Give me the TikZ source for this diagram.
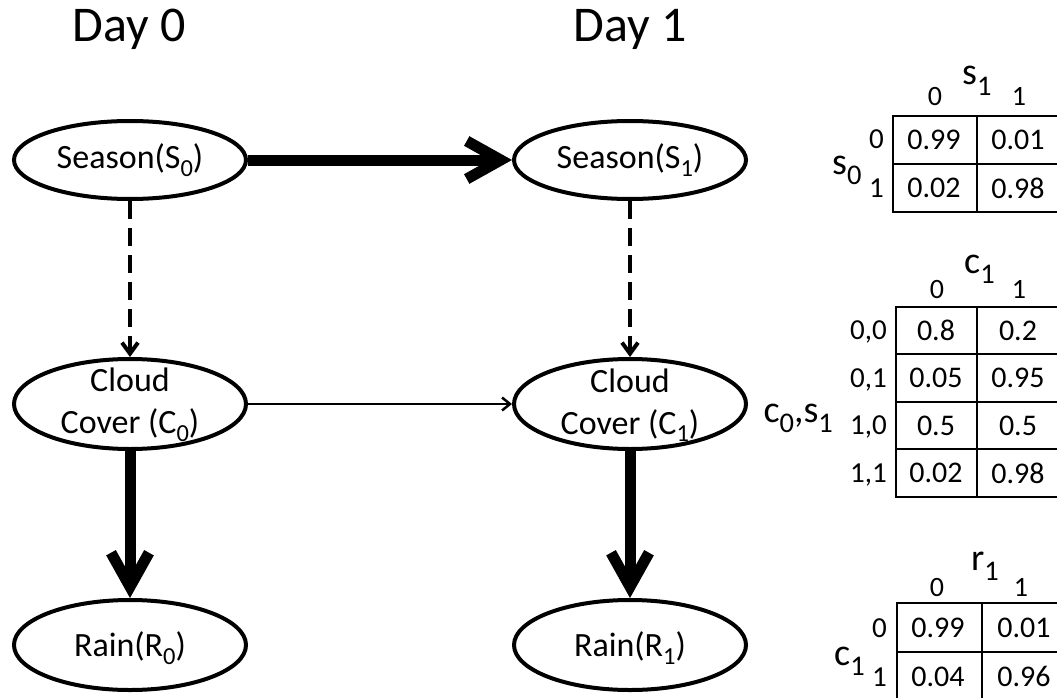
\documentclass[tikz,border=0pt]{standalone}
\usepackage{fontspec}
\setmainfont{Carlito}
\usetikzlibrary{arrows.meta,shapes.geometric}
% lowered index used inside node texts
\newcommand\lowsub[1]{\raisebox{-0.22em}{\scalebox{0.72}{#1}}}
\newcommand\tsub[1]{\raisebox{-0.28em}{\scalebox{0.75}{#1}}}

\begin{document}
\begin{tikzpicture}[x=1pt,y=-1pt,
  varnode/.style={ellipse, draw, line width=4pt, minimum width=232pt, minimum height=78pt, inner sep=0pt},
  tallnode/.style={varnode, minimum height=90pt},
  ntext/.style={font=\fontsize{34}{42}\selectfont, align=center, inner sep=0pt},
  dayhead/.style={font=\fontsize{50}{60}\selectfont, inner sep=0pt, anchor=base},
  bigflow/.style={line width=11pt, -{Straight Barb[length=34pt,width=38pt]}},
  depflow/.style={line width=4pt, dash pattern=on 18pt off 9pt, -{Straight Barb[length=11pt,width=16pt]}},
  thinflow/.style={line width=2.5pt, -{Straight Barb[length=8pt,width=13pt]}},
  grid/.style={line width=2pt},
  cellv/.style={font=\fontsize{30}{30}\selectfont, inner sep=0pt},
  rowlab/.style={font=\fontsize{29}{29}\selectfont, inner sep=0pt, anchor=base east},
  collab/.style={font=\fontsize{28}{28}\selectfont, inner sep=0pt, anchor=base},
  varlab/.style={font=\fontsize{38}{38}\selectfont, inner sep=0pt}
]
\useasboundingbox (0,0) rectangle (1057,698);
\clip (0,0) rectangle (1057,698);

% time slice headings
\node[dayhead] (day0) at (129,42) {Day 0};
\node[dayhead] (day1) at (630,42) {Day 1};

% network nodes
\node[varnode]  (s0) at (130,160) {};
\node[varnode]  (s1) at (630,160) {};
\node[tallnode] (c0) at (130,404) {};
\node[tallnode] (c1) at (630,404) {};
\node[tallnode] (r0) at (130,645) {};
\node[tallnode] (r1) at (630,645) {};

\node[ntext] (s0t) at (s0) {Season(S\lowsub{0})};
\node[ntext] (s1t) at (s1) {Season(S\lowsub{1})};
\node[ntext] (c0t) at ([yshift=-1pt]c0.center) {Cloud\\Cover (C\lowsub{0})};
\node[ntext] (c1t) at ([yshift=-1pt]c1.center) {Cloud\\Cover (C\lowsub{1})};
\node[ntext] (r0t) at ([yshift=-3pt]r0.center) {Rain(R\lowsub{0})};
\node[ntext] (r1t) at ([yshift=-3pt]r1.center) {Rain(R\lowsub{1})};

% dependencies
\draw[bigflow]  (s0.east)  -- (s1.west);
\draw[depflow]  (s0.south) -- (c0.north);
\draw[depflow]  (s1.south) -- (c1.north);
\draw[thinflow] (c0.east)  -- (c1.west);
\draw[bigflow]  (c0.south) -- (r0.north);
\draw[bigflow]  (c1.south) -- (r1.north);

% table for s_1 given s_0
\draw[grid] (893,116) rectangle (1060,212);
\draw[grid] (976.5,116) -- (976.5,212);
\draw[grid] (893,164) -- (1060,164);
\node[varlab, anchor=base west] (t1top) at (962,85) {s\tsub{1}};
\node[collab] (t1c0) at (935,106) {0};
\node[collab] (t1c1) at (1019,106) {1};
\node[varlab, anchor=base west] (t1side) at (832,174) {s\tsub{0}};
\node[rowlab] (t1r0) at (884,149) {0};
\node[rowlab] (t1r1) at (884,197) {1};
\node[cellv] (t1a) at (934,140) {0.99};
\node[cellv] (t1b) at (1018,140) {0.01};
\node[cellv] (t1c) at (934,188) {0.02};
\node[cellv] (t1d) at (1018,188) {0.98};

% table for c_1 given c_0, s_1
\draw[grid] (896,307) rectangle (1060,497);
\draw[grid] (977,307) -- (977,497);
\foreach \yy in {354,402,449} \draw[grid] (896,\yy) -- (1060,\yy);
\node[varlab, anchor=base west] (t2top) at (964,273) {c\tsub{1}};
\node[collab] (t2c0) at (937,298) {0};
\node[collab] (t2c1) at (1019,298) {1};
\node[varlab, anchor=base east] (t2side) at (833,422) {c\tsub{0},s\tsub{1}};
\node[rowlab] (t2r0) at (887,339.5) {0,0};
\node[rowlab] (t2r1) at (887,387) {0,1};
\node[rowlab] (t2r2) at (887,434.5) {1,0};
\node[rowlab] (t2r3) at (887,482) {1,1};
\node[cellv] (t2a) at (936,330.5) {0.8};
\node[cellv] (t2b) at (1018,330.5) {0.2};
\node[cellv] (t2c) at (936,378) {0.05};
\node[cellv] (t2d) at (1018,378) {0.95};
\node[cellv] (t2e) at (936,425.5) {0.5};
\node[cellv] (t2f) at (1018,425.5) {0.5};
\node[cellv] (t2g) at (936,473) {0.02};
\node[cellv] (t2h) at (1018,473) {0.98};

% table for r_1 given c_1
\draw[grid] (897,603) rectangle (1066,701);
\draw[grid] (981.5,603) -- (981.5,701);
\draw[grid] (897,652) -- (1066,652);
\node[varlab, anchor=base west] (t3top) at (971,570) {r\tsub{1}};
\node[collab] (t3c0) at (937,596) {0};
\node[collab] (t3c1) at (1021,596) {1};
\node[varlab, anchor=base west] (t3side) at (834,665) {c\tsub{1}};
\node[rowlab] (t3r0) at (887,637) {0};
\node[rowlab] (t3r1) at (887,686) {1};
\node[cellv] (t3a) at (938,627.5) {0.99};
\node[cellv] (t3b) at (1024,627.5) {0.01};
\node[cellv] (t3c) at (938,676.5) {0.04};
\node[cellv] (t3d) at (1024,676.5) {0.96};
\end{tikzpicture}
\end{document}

■ ■ ■ ■ ■ ■ ■

- **Your goal**
Omit the pictures, then quote the rest of the material above exactly.

- **Answer to this exercise**
Give me the TikZ source for this diagram.
\documentclass[tikz,border=0pt]{standalone}
\usepackage{fontspec}
\setmainfont{Carlito}
\usetikzlibrary{arrows.meta,shapes.geometric}
% lowered index used inside node texts
\newcommand\lowsub[1]{\raisebox{-0.22em}{\scalebox{0.72}{#1}}}
\newcommand\tsub[1]{\raisebox{-0.28em}{\scalebox{0.75}{#1}}}

\begin{document}
\begin{tikzpicture}[x=1pt,y=-1pt,
  varnode/.style={ellipse, draw, line width=4pt, minimum width=232pt, minimum height=78pt, inner sep=0pt},
  tallnode/.style={varnode, minimum height=90pt},
  ntext/.style={font=\fontsize{34}{42}\selectfont, align=center, inner sep=0pt},
  dayhead/.style={font=\fontsize{50}{60}\selectfont, inner sep=0pt, anchor=base},
  bigflow/.style={line width=11pt, -{Straight Barb[length=34pt,width=38pt]}},
  depflow/.style={line width=4pt, dash pattern=on 18pt off 9pt, -{Straight Barb[length=11pt,width=16pt]}},
  thinflow/.style={line width=2.5pt, -{Straight Barb[length=8pt,width=13pt]}},
  grid/.style={line width=2pt},
  cellv/.style={font=\fontsize{30}{30}\selectfont, inner sep=0pt},
  rowlab/.style={font=\fontsize{29}{29}\selectfont, inner sep=0pt, anchor=base east},
  collab/.style={font=\fontsize{28}{28}\selectfont, inner sep=0pt, anchor=base},
  varlab/.style={font=\fontsize{38}{38}\selectfont, inner sep=0pt}
]
\useasboundingbox (0,0) rectangle (1057,698);
\clip (0,0) rectangle (1057,698);

% time slice headings
\node[dayhead] (day0) at (129,42) {Day 0};
\node[dayhead] (day1) at (630,42) {Day 1};

% network nodes
\node[varnode]  (s0) at (130,160) {};
\node[varnode]  (s1) at (630,160) {};
\node[tallnode] (c0) at (130,404) {};
\node[tallnode] (c1) at (630,404) {};
\node[tallnode] (r0) at (130,645) {};
\node[tallnode] (r1) at (630,645) {};

\node[ntext] (s0t) at (s0) {Season(S\lowsub{0})};
\node[ntext] (s1t) at (s1) {Season(S\lowsub{1})};
\node[ntext] (c0t) at ([yshift=-1pt]c0.center) {Cloud\\Cover (C\lowsub{0})};
\node[ntext] (c1t) at ([yshift=-1pt]c1.center) {Cloud\\Cover (C\lowsub{1})};
\node[ntext] (r0t) at ([yshift=-3pt]r0.center) {Rain(R\lowsub{0})};
\node[ntext] (r1t) at ([yshift=-3pt]r1.center) {Rain(R\lowsub{1})};

% dependencies
\draw[bigflow]  (s0.east)  -- (s1.west);
\draw[depflow]  (s0.south) -- (c0.north);
\draw[depflow]  (s1.south) -- (c1.north);
\draw[thinflow] (c0.east)  -- (c1.west);
\draw[bigflow]  (c0.south) -- (r0.north);
\draw[bigflow]  (c1.south) -- (r1.north);

% table for s_1 given s_0
\draw[grid] (893,116) rectangle (1060,212);
\draw[grid] (976.5,116) -- (976.5,212);
\draw[grid] (893,164) -- (1060,164);
\node[varlab, anchor=base west] (t1top) at (962,85) {s\tsub{1}};
\node[collab] (t1c0) at (935,106) {0};
\node[collab] (t1c1) at (1019,106) {1};
\node[varlab, anchor=base west] (t1side) at (832,174) {s\tsub{0}};
\node[rowlab] (t1r0) at (884,149) {0};
\node[rowlab] (t1r1) at (884,197) {1};
\node[cellv] (t1a) at (934,140) {0.99};
\node[cellv] (t1b) at (1018,140) {0.01};
\node[cellv] (t1c) at (934,188) {0.02};
\node[cellv] (t1d) at (1018,188) {0.98};

% table for c_1 given c_0, s_1
\draw[grid] (896,307) rectangle (1060,497);
\draw[grid] (977,307) -- (977,497);
\foreach \yy in {354,402,449} \draw[grid] (896,\yy) -- (1060,\yy);
\node[varlab, anchor=base west] (t2top) at (964,273) {c\tsub{1}};
\node[collab] (t2c0) at (937,298) {0};
\node[collab] (t2c1) at (1019,298) {1};
\node[varlab, anchor=base east] (t2side) at (833,422) {c\tsub{0},s\tsub{1}};
\node[rowlab] (t2r0) at (887,339.5) {0,0};
\node[rowlab] (t2r1) at (887,387) {0,1};
\node[rowlab] (t2r2) at (887,434.5) {1,0};
\node[rowlab] (t2r3) at (887,482) {1,1};
\node[cellv] (t2a) at (936,330.5) {0.8};
\node[cellv] (t2b) at (1018,330.5) {0.2};
\node[cellv] (t2c) at (936,378) {0.05};
\node[cellv] (t2d) at (1018,378) {0.95};
\node[cellv] (t2e) at (936,425.5) {0.5};
\node[cellv] (t2f) at (1018,425.5) {0.5};
\node[cellv] (t2g) at (936,473) {0.02};
\node[cellv] (t2h) at (1018,473) {0.98};

% table for r_1 given c_1
\draw[grid] (897,603) rectangle (1066,701);
\draw[grid] (981.5,603) -- (981.5,701);
\draw[grid] (897,652) -- (1066,652);
\node[varlab, anchor=base west] (t3top) at (971,570) {r\tsub{1}};
\node[collab] (t3c0) at (937,596) {0};
\node[collab] (t3c1) at (1021,596) {1};
\node[varlab, anchor=base west] (t3side) at (834,665) {c\tsub{1}};
\node[rowlab] (t3r0) at (887,637) {0};
\node[rowlab] (t3r1) at (887,686) {1};
\node[cellv] (t3a) at (938,627.5) {0.99};
\node[cellv] (t3b) at (1024,627.5) {0.01};
\node[cellv] (t3c) at (938,676.5) {0.04};
\node[cellv] (t3d) at (1024,676.5) {0.96};
\end{tikzpicture}
\end{document}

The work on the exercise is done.